> **Dataset extract**:

##########

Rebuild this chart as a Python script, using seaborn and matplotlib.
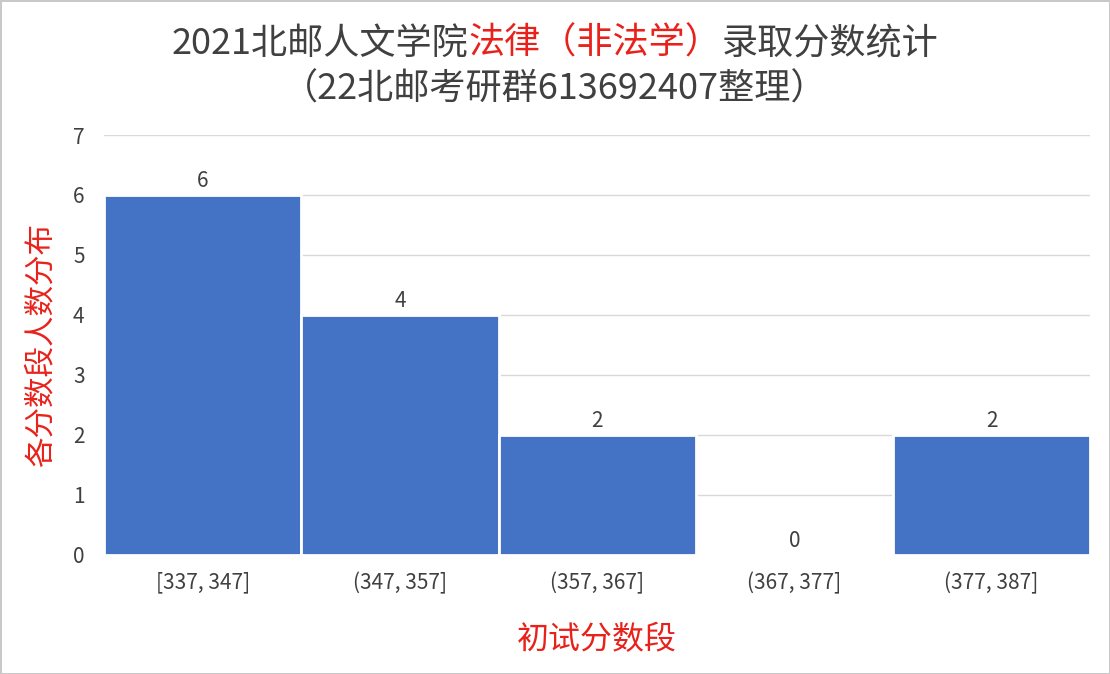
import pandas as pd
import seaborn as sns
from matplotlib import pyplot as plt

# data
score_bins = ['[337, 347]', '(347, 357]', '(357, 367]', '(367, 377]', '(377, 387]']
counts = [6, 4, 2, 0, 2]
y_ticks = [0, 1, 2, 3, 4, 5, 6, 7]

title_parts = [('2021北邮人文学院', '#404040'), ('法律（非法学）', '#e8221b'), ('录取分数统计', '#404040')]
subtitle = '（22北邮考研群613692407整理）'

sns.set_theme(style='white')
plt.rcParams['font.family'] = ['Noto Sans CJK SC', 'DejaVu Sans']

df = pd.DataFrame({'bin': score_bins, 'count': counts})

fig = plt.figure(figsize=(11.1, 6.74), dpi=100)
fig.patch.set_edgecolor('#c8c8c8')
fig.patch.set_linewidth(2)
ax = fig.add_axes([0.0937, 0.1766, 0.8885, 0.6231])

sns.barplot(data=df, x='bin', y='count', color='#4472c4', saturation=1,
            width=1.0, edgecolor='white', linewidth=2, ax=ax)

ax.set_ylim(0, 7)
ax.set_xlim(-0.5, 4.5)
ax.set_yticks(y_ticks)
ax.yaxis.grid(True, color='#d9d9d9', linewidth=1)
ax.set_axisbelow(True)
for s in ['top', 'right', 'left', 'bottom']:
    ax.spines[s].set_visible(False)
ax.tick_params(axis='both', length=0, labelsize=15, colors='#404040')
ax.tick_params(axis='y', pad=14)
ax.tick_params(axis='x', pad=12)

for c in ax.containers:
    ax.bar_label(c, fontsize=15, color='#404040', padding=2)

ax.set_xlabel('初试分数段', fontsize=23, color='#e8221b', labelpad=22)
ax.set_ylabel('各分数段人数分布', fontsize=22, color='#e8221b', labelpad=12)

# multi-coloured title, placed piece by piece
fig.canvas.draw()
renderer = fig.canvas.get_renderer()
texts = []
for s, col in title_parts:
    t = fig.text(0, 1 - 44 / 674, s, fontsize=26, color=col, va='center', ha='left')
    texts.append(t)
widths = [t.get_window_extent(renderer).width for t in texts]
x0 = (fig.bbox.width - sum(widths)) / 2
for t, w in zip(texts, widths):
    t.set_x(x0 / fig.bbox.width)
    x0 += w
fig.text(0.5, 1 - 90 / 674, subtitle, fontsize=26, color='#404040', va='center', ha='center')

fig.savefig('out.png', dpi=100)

##########

> **What the task asks**:
Repeat the listing in full and exactly. Leave any pictures out.

> **Solution**:
Rebuild this chart as a Python script, using seaborn and matplotlib.
import pandas as pd
import seaborn as sns
from matplotlib import pyplot as plt

# data
score_bins = ['[337, 347]', '(347, 357]', '(357, 367]', '(367, 377]', '(377, 387]']
counts = [6, 4, 2, 0, 2]
y_ticks = [0, 1, 2, 3, 4, 5, 6, 7]

title_parts = [('2021北邮人文学院', '#404040'), ('法律（非法学）', '#e8221b'), ('录取分数统计', '#404040')]
subtitle = '（22北邮考研群613692407整理）'

sns.set_theme(style='white')
plt.rcParams['font.family'] = ['Noto Sans CJK SC', 'DejaVu Sans']

df = pd.DataFrame({'bin': score_bins, 'count': counts})

fig = plt.figure(figsize=(11.1, 6.74), dpi=100)
fig.patch.set_edgecolor('#c8c8c8')
fig.patch.set_linewidth(2)
ax = fig.add_axes([0.0937, 0.1766, 0.8885, 0.6231])

sns.barplot(data=df, x='bin', y='count', color='#4472c4', saturation=1,
            width=1.0, edgecolor='white', linewidth=2, ax=ax)

ax.set_ylim(0, 7)
ax.set_xlim(-0.5, 4.5)
ax.set_yticks(y_ticks)
ax.yaxis.grid(True, color='#d9d9d9', linewidth=1)
ax.set_axisbelow(True)
for s in ['top', 'right', 'left', 'bottom']:
    ax.spines[s].set_visible(False)
ax.tick_params(axis='both', length=0, labelsize=15, colors='#404040')
ax.tick_params(axis='y', pad=14)
ax.tick_params(axis='x', pad=12)

for c in ax.containers:
    ax.bar_label(c, fontsize=15, color='#404040', padding=2)

ax.set_xlabel('初试分数段', fontsize=23, color='#e8221b', labelpad=22)
ax.set_ylabel('各分数段人数分布', fontsize=22, color='#e8221b', labelpad=12)

# multi-coloured title, placed piece by piece
fig.canvas.draw()
renderer = fig.canvas.get_renderer()
texts = []
for s, col in title_parts:
    t = fig.text(0, 1 - 44 / 674, s, fontsize=26, color=col, va='center', ha='left')
    texts.append(t)
widths = [t.get_window_extent(renderer).width for t in texts]
x0 = (fig.bbox.width - sum(widths)) / 2
for t, w in zip(texts, widths):
    t.set_x(x0 / fig.bbox.width)
    x0 += w
fig.text(0.5, 1 - 90 / 674, subtitle, fontsize=26, color='#404040', va='center', ha='center')

fig.savefig('out.png', dpi=100)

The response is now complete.